Author's Response: Oh, wow, Akay. Thank you so much. I'm really glad you like this. I hadn't written any of these characters before, and I certainly never thought if I did they would be put in a story together, but sometimes you just have to follow your bunnies and see where they hop. ;D Thanks so much for the lovely review!
This is a fascinating story. It's a little darker than what I usually read *blushes*, but it's well worth it. I love the complexity, shaking my prejudices by showing a very different side of Slytherins than we usually see. Bravo!
Author's Response: I'm so glad you like it. The Slytherins can't be all "evil", eh? ;) Thanks for the review!

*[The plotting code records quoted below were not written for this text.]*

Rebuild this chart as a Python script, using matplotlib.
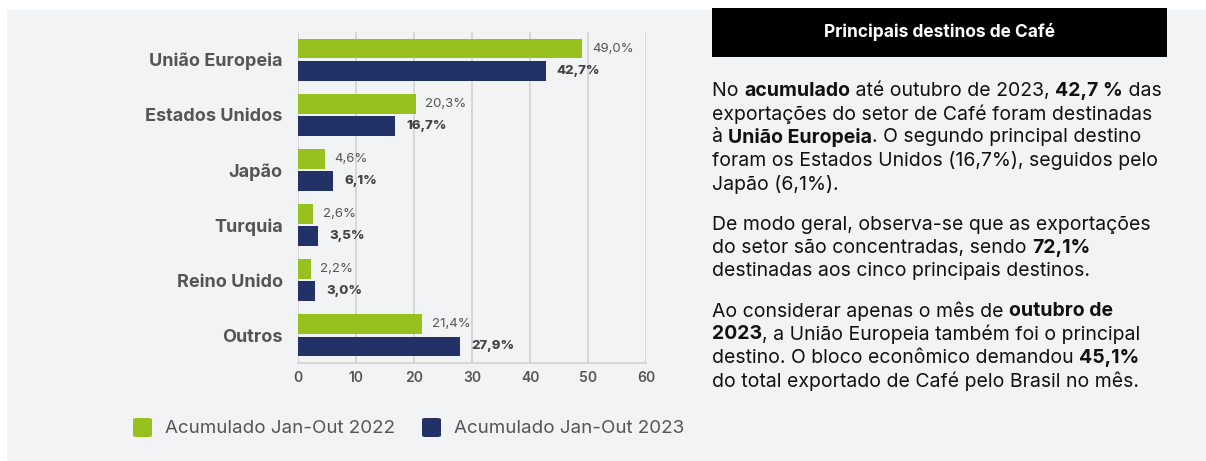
import matplotlib.pyplot as plt
import numpy as np
from matplotlib.patches import Rectangle, FancyBboxPatch

categories = ["União Europeia", "Estados Unidos", "Japão", "Turquia", "Reino Unido", "Outros"]
values_2022 = [49.0, 20.3, 4.6, 2.6, 2.2, 21.4]
values_2023 = [42.7, 16.7, 6.1, 3.5, 3.0, 27.9]
series_names = ["Acumulado Jan-Out 2022", "Acumulado Jan-Out 2023"]
x_ticks = [0, 10, 20, 30, 40, 50, 60]

title = "Principais destinos de Café"
# each paragraph: list of lines, each line a list of (text, bold)
paragraphs = [
    [
        [("No ", False), ("acumulado", True), (" até outubro de 2023, ", False), ("42,7 %", True), (" das", False)],
        [("exportações do setor de Café foram destinadas", False)],
        [("à ", False), ("União Europeia", True), (". O segundo principal destino", False)],
        [("foram os Estados Unidos (16,7%), seguidos pelo", False)],
        [("Japão (6,1%).", False)],
    ],
    [
        [("De modo geral, observa-se que as exportações", False)],
        [("do setor são concentradas, sendo ", False), ("72,1%", True)],
        [("destinadas aos cinco principais destinos.", False)],
    ],
    [
        [("Ao considerar apenas o mês de ", False), ("outubro de", True)],
        [("2023", True), (", a União Europeia também foi o principal", False)],
        [("destino. O bloco econômico demandou ", False), ("45,1%", True)],
        [("do total exportado de Café pelo Brasil no mês.", False)],
    ],
]

GREEN = "#97c11f"
NAVY = "#223266"
BG = "#f2f3f5"
GRAY_TXT = "#555555"

plt.rcParams["font.family"] = ["Inter", "DejaVu Sans"]

W, H = 1206, 461
fig = plt.figure(figsize=(W / 100, H / 100), dpi=100)
fig.patch.set_facecolor("white")

def fx(px):
    return px / W

def fy(py):
    return 1 - py / H

# background panel
fig.patches.append(Rectangle((fx(7), fy(461)), fx(1206) - fx(7), fy(10) - fy(461),
                             transform=fig.transFigure, facecolor=BG, edgecolor="none", zorder=-5))

ax = fig.add_axes([fx(298), fy(363), fx(646) - fx(298), fy(32) - fy(363)])
ax.set_facecolor("none")
ax.set_zorder(2)

y = np.arange(len(categories))
h = 0.36
ax.barh(y - 0.2, values_2022, height=h, color=GREEN, zorder=3)
ax.barh(y + 0.2, values_2023, height=h, color=NAVY, zorder=3)

for yi, v in zip(y, values_2022):
    ax.annotate(f"{v:.1f}%".replace(".", ","), (v, yi - 0.2), xytext=(7, 0), textcoords="offset points",
                va="center", ha="left", fontsize=9.5, color=GRAY_TXT)
for yi, v in zip(y, values_2023):
    ax.annotate(f"{v:.1f}%".replace(".", ","), (v, yi + 0.2), xytext=(8, 0), textcoords="offset points",
                va="center", ha="left", fontsize=9.5, fontweight="heavy", color="#444444")

ax.set_xlim(0, 60)
ax.set_ylim(len(categories) - 0.5, -0.5)
ax.set_xticks(x_ticks)
ax.set_xticklabels([str(t) for t in x_ticks], fontsize=10, fontweight="semibold", color=GRAY_TXT)
ax.set_yticks(y)
ax.set_yticklabels(categories, fontsize=13, fontweight="bold", color=GRAY_TXT)
ax.tick_params(axis="both", length=0)
ax.tick_params(axis="y", pad=11)
ax.tick_params(axis="x", pad=6)
ax.grid(axis="x", color="#d2d2d2", linewidth=1.2, zorder=0)
for s in ["top", "right", "left"]:
    ax.spines[s].set_visible(False)
ax.spines["bottom"].set_color("#d2d2d2")
ax.spines["bottom"].set_linewidth(1.2)

# legend
legend_x = [133, 422]
for lx, name, col in zip(legend_x, series_names, [GREEN, NAVY]):
    fig.patches.append(FancyBboxPatch((fx(lx), fy(437)), fx(19), fy(418) - fy(437),
                                      boxstyle="round,pad=0,rounding_size=0.003",
                                      transform=fig.transFigure, facecolor=col, edgecolor="none"))
    fig.text(fx(lx + 32), fy(428), name, fontsize=13.5, color=GRAY_TXT, va="center", ha="left")

# title box
fig.patches.append(Rectangle((fx(712), fy(57)), fx(1167) - fx(712), fy(8) - fy(57),
                             transform=fig.transFigure, facecolor="black", edgecolor="none"))
fig.text(fx((712 + 1167) / 2), fy(32), title, fontsize=12.5, fontweight="bold", color="white",
         ha="center", va="center")

# body text with inline bold
fig.canvas.draw()
renderer = fig.canvas.get_renderer()
line_ys = [[91, 114, 137, 161, 185], [225, 248, 271], [311, 334, 358, 381]]
for para, ys in zip(paragraphs, line_ys):
    for line, ly in zip(para, ys):
        x = 712
        for txt, bold in line:
            t = fig.text(fx(x), fy(ly), txt, fontsize=14, color="#111111",
                         fontweight="bold" if bold else "normal", ha="left", va="center")
            bb = t.get_window_extent(renderer)
            x += bb.width

fig.savefig("out.png", dpi=100, facecolor=fig.get_facecolor())
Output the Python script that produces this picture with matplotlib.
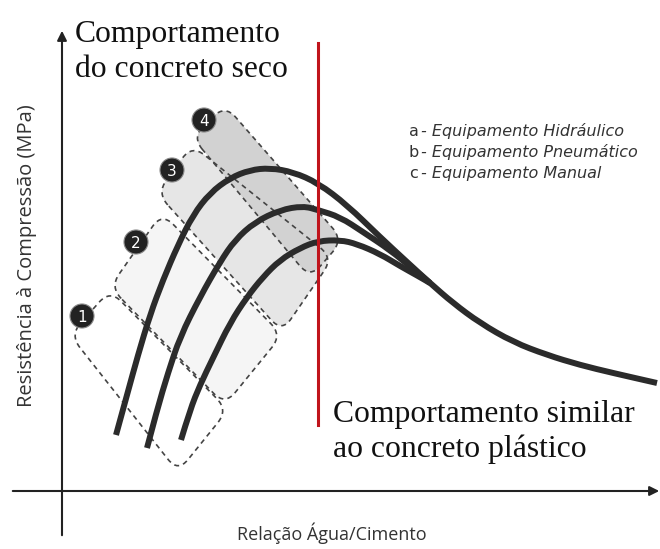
import numpy as np
import matplotlib.pyplot as plt
from matplotlib.path import Path
from matplotlib.patches import PathPatch, Circle, FancyArrowPatch

# curvas esquemáticas (coordenadas, em pixels)
curva_a_x = [116, 127, 138, 150, 163, 178, 193, 210, 230, 250, 270, 293, 318, 347, 380, 407,
             430, 453, 480, 513, 547, 580, 613, 657]
curva_a_y = [435, 395, 355, 315, 280, 245, 215, 193, 178, 170, 168, 172, 183, 205, 237, 262,
             283, 303, 323, 342, 355, 365, 373, 383]
curva_b_x = [147, 157, 168, 180, 200, 220, 235, 255, 280, 303, 318, 340, 363, 390, 412, 430]
curva_b_y = [448, 410, 373, 337, 297, 262, 240, 222, 210, 206, 210, 217, 232, 250, 268, 283]
curva_c_x = [181, 190, 200, 213, 230, 247, 263, 280, 300, 318, 340, 357, 380, 400, 418, 430]
curva_c_y = [440, 410, 385, 358, 323, 297, 277, 260, 248, 241, 240, 244, 254, 266, 276, 283]

# regiões 1-4 (cantos: esquerda, topo, direita, base)
regioes = [
    [(70, 335), (110, 290), (228, 410), (178, 472)],
    [(110, 287), (162, 213), (282, 335), (225, 405)],
    [(157, 193), (192, 145), (333, 258), (282, 332)],
    [(192, 137), (225, 105), (343, 240), (310, 278)],
]
numeros = ['1', '2', '3', '4']
centros_num = [(82, 316), (136, 242), (172, 170), (204, 120)]

legenda_letras = ['a', 'b', 'c']
legenda_nomes = ['Equipamento Hidráulico', 'Equipamento Pneumático', 'Equipamento Manual']


def caminho_suave(xs, ys):
    # curva suave passando pelos pontos médios (bezier quadrática)
    p = np.column_stack([xs, ys]).astype(float)
    verts = [p[0]]
    codes = [Path.MOVETO]
    for i in range(1, len(p) - 1):
        m = (p[i] + p[i + 1]) / 2
        verts += [p[i], m]
        codes += [Path.CURVE3, Path.CURVE3]
    verts.append(p[-1])
    codes.append(Path.LINETO)
    return Path(verts, codes)


def poligono_arredondado(pts, r):
    pts = np.asarray(pts, float)
    n = len(pts)
    verts, codes = [], []
    for i in range(n):
        p0, p1, p2 = pts[i - 1], pts[i], pts[(i + 1) % n]
        d1 = (p0 - p1) / np.linalg.norm(p0 - p1)
        d2 = (p2 - p1) / np.linalg.norm(p2 - p1)
        a = p1 + d1 * r
        b = p1 + d2 * r
        verts.append(a)
        codes.append(Path.MOVETO if i == 0 else Path.LINETO)
        verts += [p1, b]
        codes += [Path.CURVE3, Path.CURVE3]
    verts.append(verts[0])
    codes.append(Path.CLOSEPOLY)
    return Path(verts, codes)


fig = plt.figure(figsize=(6.6, 5.49), dpi=100)
ax = fig.add_axes([0, 0, 1, 1])
ax.set_xlim(0, 660)
ax.set_ylim(549, 0)
ax.axis('off')

# regiões tracejadas
cores = ['white', '#f5f5f5', '#e6e6e6', '#d2d2d2']
for reg, cor in zip(regioes, cores):
    ax.add_patch(PathPatch(poligono_arredondado(reg, 16), facecolor=cor, edgecolor='none', zorder=1))
for reg in regioes:
    ax.add_patch(PathPatch(poligono_arredondado(reg, 16), facecolor='none', edgecolor='#444444',
                           lw=1.2, linestyle=(0, (3, 2.5)), zorder=2))

# eixos com setas
ax.add_patch(FancyArrowPatch((62, 538), (62, 28), arrowstyle='-|>', mutation_scale=14,
                             color='#222222', lw=1.5, zorder=3))
ax.add_patch(FancyArrowPatch((10, 491), (662, 491), arrowstyle='-|>', mutation_scale=14,
                             color='#222222', lw=1.5, zorder=3))

# curvas
for xs, ys in [(curva_a_x, curva_a_y), (curva_b_x, curva_b_y), (curva_c_x, curva_c_y)]:
    ax.add_patch(PathPatch(caminho_suave(xs, ys), facecolor='none', edgecolor='#2b2b2b',
                           lw=4.3, capstyle='butt', zorder=4))

# linha vermelha
ax.plot([318, 318], [43, 425], color='#c0141c', lw=2.2, zorder=5)

# círculos numerados
for num, (cx, cy) in zip(numeros, centros_num):
    ax.add_patch(Circle((cx, cy), 12, facecolor='#222222', edgecolor='#888888', lw=0.8, zorder=6))
    ax.text(cx, cy + 1, num, color='white', fontsize=11, ha='center', va='center',
            family='DejaVu Sans', zorder=7)

# textos
serif = 'Liberation Serif'
ax.text(75, 42, 'Comportamento', family=serif, fontsize=22.8, va='baseline', color='#111111')
ax.text(75, 77, 'do concreto seco', family=serif, fontsize=22.8, va='baseline', color='#111111')
ax.text(333, 422, 'Comportamento similar', family=serif, fontsize=22.8, va='baseline', color='#111111')
ax.text(333, 457, 'ao concreto plástico', family=serif, fontsize=22.8, va='baseline', color='#111111')

for i, (letra, nome) in enumerate(zip(legenda_letras, legenda_nomes)):
    y = 136 + i * 21
    ax.text(409, y, letra, fontsize=11.5, va='baseline', color='#333333', family='DejaVu Sans')
    ax.text(421, y, '- ' + nome, fontsize=11.5, va='baseline', color='#333333',
            family='DejaVu Sans', style='italic')

ax.text(27, 256, 'Resistência à Compressão (MPa)', rotation=90, fontsize=14.5,
        ha='center', va='center', color='#333333', family='Open Sans')
ax.text(332, 533, 'Relação Água/Cimento', fontsize=13, ha='center', va='center',
        color='#333333', family='Open Sans')

plt.savefig('out.png', dpi=100)
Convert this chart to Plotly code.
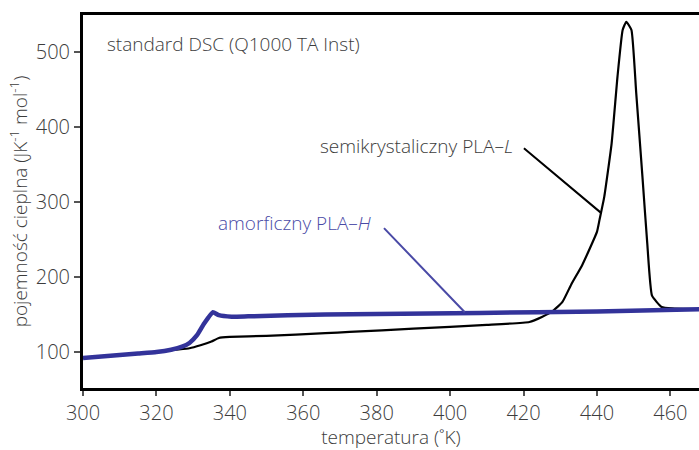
import plotly.graph_objects as go

# --- data ---
amorph_T = [300, 305, 310, 315, 320, 324, 327, 329, 331, 333, 335.4, 337, 340.5, 345, 366, 408, 440, 468]
amorph_cp = [92, 94, 96, 98, 100, 103, 107, 112, 122, 138, 153, 149, 147, 147.5, 150, 152, 154, 157]

semi_T = [300, 305, 310, 315, 320, 325, 329, 332, 335, 337, 340, 350, 366, 372.6, 390, 410, 421.6,
          425, 428, 430.6, 433, 436, 440, 440.7, 442, 444, 445.6, 447, 448, 449.4, 450.7, 452.4,
          453.7, 455, 457.6, 460.5, 468]
semi_cp = [92, 94, 96, 98, 100, 103, 105, 109, 114, 118.7, 120, 121.5, 125, 126.7, 131, 136, 140,
           146.7, 154.7, 166.7, 190, 216, 260, 276, 307, 378, 467, 529, 540, 529, 445, 333,
           245, 175, 160, 158, 157]

x_ticks = [300, 320, 340, 360, 380, 400, 420, 440, 460]
y_ticks = [100, 200, 300, 400, 500]

label_semi = "semikrystaliczny PLA–<i>L</i>"
label_amorph = "amorficzny PLA–<i>H</i>"
label_title = "standard DSC (Q1000 TA Inst)"
x_title = "temperatura (˚K)"
y_title = "pojemność cieplna (JK<sup>-1</sup> mol<sup>-1</sup>)"

# label anchors and leader-line end points (data coordinates)
semi_label_pos = (417.6, 374.7)
semi_leader = [(419.7, 373), (441.2, 285)]
amorph_label_pos = (378.9, 272)
amorph_leader = [(381.6, 267), (404, 153)]
title_pos = (306, 510.7)

TEXT = "#3c3c3c"
BLUE = "#33339a"
BLUE_TXT = "#4a4aa6"
FONT = "Open Sans"
W = 300

fig = go.Figure()
fig.add_trace(go.Scatter(x=semi_T, y=semi_cp, mode="lines",
                         line=dict(color="black", width=2.2, shape="spline", smoothing=0.4),
                         hoverinfo="skip"))
fig.add_trace(go.Scatter(x=amorph_T, y=amorph_cp, mode="lines",
                         line=dict(color=BLUE, width=4.5, shape="spline", smoothing=0.4),
                         hoverinfo="skip"))

annos = []
annos.append(dict(x=semi_leader[1][0], y=semi_leader[1][1], ax=semi_leader[0][0], ay=semi_leader[0][1],
                  axref="x", ayref="y", xref="x", yref="y", showarrow=True, arrowhead=0,
                  arrowwidth=2, arrowcolor="black", text=""))
annos.append(dict(x=amorph_leader[1][0], y=amorph_leader[1][1], ax=amorph_leader[0][0], ay=amorph_leader[0][1],
                  axref="x", ayref="y", xref="x", yref="y", showarrow=True, arrowhead=0,
                  arrowwidth=2, arrowcolor=BLUE_TXT, text=""))
annos.append(dict(x=semi_label_pos[0], y=semi_label_pos[1], xref="x", yref="y", text=label_semi,
                  showarrow=False, xanchor="right", yanchor="middle",
                  font=dict(family=FONT, size=19, color=TEXT, weight=W)))
annos.append(dict(x=amorph_label_pos[0], y=amorph_label_pos[1], xref="x", yref="y", text=label_amorph,
                  showarrow=False, xanchor="right", yanchor="middle",
                  font=dict(family=FONT, size=19, color=BLUE_TXT, weight=W)))
annos.append(dict(x=title_pos[0], y=title_pos[1], xref="x", yref="y", text=label_title,
                  showarrow=False, xanchor="left", yanchor="middle",
                  font=dict(family=FONT, size=19, color=TEXT, weight=W)))

fig.update_layout(
    width=699, height=450,
    margin=dict(l=83, r=0, t=15, b=62),
    paper_bgcolor="white", plot_bgcolor="white",
    showlegend=False,
    font=dict(family=FONT, size=19, color=TEXT, weight=W),
    annotations=annos,
    xaxis=dict(range=[300, 467.8], tickvals=x_ticks, showgrid=False, zeroline=False,
               showline=True, linecolor="black", linewidth=3, mirror=True,
               ticks="outside", ticklen=5, tickwidth=1.5, tickcolor="#555",
               tickfont=dict(family=FONT, size=20, color=TEXT, weight=W),
               title=dict(text=x_title, font=dict(family=FONT, size=19, color=TEXT, weight=W), standoff=8)),
    yaxis=dict(range=[52, 549], tickvals=y_ticks, showgrid=False, zeroline=False,
               showline=True, linecolor="black", linewidth=3, mirror=False,
               ticks="outside", ticklen=6, tickwidth=1.5, tickcolor="#555",
               tickfont=dict(family=FONT, size=20, color=TEXT, weight=W),
               title=dict(text=y_title, font=dict(family=FONT, size=19, color=TEXT, weight=W), standoff=4)),
)

fig.write_html("out.html")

oooo wow thats kli! i loev this chapter.
Author's Response: I'm glad you like it, and thanks for another review. :D
ooo this fan fic looks reli gd! how come you havent had any reviews for this chapter though? its strange!
Author's Response: Thank you for the review! :)
Theodore Nott has always been an interesting character for me, so thanks for writing about him. His connection with Aberforth Dumbledore is a cool twist, so that's nice, too.
Post again soon!
Author's Response: I've never thought much about Theodore before, to be honest, but the lovely prompt for the challenge really inspired me to write about him! Thank you for the review, and the third chapter should be up within a few days. :D
Very interesting tale, well written, well thought out, well presented. Surprised that you're not getting more reviews for this work.
Author's Response: Thank you so much! :) And, yes, I would love more reviews, even if they are not completely positive. /shameless beg for reviews. But thanks again for yours!